**What you will do:** From the opening line of the records through the line bearing "de féminisation Biatss", set down every line exactly.

┄┄┄┄┄┄

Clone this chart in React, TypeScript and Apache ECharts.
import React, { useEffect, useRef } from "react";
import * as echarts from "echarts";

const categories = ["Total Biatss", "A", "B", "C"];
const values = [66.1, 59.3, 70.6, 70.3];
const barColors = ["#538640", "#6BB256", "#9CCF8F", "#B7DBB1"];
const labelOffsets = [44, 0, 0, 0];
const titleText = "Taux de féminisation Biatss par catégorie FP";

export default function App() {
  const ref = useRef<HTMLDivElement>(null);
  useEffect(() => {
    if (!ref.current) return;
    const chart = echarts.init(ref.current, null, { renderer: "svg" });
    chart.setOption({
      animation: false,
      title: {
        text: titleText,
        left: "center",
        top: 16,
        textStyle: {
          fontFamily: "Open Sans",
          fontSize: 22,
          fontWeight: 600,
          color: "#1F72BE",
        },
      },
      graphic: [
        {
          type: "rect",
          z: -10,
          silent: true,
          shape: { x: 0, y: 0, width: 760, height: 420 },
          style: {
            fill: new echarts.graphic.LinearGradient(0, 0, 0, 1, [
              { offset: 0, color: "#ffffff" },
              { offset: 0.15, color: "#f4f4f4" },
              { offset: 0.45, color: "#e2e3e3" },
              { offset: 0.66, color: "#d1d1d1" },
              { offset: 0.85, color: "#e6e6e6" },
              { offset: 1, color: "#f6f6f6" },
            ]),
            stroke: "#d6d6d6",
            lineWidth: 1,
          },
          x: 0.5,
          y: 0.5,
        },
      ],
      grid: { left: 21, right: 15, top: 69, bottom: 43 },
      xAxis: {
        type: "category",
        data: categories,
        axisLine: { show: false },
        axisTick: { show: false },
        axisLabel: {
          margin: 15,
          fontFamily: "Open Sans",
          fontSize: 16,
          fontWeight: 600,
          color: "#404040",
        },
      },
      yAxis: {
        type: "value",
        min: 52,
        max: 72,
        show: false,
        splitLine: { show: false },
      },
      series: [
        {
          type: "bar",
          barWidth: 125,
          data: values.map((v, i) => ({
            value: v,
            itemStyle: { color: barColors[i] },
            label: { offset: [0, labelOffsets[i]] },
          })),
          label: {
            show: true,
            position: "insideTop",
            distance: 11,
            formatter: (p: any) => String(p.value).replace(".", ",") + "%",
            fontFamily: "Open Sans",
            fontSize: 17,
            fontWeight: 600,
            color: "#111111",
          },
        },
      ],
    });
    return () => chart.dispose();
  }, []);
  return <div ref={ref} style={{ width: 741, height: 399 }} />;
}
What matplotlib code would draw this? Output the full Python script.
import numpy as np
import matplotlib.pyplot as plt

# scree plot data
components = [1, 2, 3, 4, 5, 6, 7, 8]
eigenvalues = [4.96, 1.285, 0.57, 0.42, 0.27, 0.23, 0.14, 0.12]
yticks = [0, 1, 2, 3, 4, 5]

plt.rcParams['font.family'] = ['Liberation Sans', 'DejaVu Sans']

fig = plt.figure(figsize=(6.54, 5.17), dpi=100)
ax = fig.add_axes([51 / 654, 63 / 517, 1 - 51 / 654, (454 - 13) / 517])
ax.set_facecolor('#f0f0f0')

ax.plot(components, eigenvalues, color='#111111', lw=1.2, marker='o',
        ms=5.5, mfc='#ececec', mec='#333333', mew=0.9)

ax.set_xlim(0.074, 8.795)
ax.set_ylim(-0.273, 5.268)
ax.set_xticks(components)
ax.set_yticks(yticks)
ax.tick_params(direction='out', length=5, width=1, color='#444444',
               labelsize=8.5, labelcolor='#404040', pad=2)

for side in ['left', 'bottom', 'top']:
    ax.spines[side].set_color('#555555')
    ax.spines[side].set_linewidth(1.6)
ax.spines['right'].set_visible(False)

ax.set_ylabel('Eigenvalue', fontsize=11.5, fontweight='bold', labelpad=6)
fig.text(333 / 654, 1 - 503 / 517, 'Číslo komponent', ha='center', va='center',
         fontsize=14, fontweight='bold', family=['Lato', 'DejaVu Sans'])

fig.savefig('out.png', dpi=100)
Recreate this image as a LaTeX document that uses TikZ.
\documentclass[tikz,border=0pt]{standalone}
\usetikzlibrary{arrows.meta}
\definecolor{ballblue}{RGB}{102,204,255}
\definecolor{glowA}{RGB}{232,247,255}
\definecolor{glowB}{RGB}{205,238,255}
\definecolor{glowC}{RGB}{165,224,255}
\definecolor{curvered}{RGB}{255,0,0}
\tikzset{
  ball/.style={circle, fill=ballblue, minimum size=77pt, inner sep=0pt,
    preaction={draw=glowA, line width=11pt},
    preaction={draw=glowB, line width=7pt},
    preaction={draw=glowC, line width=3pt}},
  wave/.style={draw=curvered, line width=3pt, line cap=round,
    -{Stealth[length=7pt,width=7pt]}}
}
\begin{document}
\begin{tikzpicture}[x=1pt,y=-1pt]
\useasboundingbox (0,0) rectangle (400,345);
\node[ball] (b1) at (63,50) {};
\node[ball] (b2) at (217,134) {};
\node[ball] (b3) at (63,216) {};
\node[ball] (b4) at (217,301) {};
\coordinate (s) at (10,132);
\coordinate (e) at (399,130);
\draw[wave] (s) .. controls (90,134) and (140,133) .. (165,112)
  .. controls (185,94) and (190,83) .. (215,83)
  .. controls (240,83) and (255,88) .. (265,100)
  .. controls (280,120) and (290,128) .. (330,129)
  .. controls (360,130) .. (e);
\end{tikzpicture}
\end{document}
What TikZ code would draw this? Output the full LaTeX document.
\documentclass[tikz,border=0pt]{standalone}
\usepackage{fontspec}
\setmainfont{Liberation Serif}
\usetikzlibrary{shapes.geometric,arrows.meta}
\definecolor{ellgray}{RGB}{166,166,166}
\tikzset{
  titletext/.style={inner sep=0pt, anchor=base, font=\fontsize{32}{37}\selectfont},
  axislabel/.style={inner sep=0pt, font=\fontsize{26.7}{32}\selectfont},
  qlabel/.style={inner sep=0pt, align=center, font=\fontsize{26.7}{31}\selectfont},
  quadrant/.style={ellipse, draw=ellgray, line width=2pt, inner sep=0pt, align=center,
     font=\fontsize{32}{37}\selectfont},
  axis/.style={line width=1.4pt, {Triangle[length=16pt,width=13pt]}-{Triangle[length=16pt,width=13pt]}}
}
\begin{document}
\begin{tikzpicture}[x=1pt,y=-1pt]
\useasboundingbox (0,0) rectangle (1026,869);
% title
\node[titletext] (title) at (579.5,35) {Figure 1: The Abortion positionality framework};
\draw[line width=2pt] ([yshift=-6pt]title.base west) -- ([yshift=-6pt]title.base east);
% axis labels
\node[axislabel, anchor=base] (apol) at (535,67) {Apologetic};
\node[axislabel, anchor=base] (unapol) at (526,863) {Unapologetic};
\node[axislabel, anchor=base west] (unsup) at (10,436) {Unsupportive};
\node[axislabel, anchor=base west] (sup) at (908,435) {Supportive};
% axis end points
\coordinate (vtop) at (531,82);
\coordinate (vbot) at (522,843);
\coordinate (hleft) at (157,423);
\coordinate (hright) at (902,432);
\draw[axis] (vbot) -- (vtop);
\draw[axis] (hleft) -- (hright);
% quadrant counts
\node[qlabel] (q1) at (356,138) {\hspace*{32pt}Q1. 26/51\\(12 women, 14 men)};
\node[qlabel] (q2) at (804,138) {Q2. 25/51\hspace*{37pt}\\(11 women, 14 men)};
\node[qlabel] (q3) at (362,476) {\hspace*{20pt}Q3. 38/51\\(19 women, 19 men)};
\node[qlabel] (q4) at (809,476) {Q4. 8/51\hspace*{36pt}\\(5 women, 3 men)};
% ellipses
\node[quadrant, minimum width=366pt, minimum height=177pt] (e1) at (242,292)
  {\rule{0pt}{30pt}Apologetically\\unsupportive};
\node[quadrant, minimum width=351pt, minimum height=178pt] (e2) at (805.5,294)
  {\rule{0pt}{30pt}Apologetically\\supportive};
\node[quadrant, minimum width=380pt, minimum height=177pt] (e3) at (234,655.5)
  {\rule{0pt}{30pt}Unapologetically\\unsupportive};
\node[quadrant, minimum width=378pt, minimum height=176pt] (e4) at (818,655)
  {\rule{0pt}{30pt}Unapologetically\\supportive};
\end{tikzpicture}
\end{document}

┄┄┄┄┄┄

**Reply:**
Clone this chart in React, TypeScript and Apache ECharts.
import React, { useEffect, useRef } from "react";
import * as echarts from "echarts";

const categories = ["Total Biatss", "A", "B", "C"];
const values = [66.1, 59.3, 70.6, 70.3];
const barColors = ["#538640", "#6BB256", "#9CCF8F", "#B7DBB1"];
const labelOffsets = [44, 0, 0, 0];
const titleText = "Taux de féminisation Biatss par catégorie FP";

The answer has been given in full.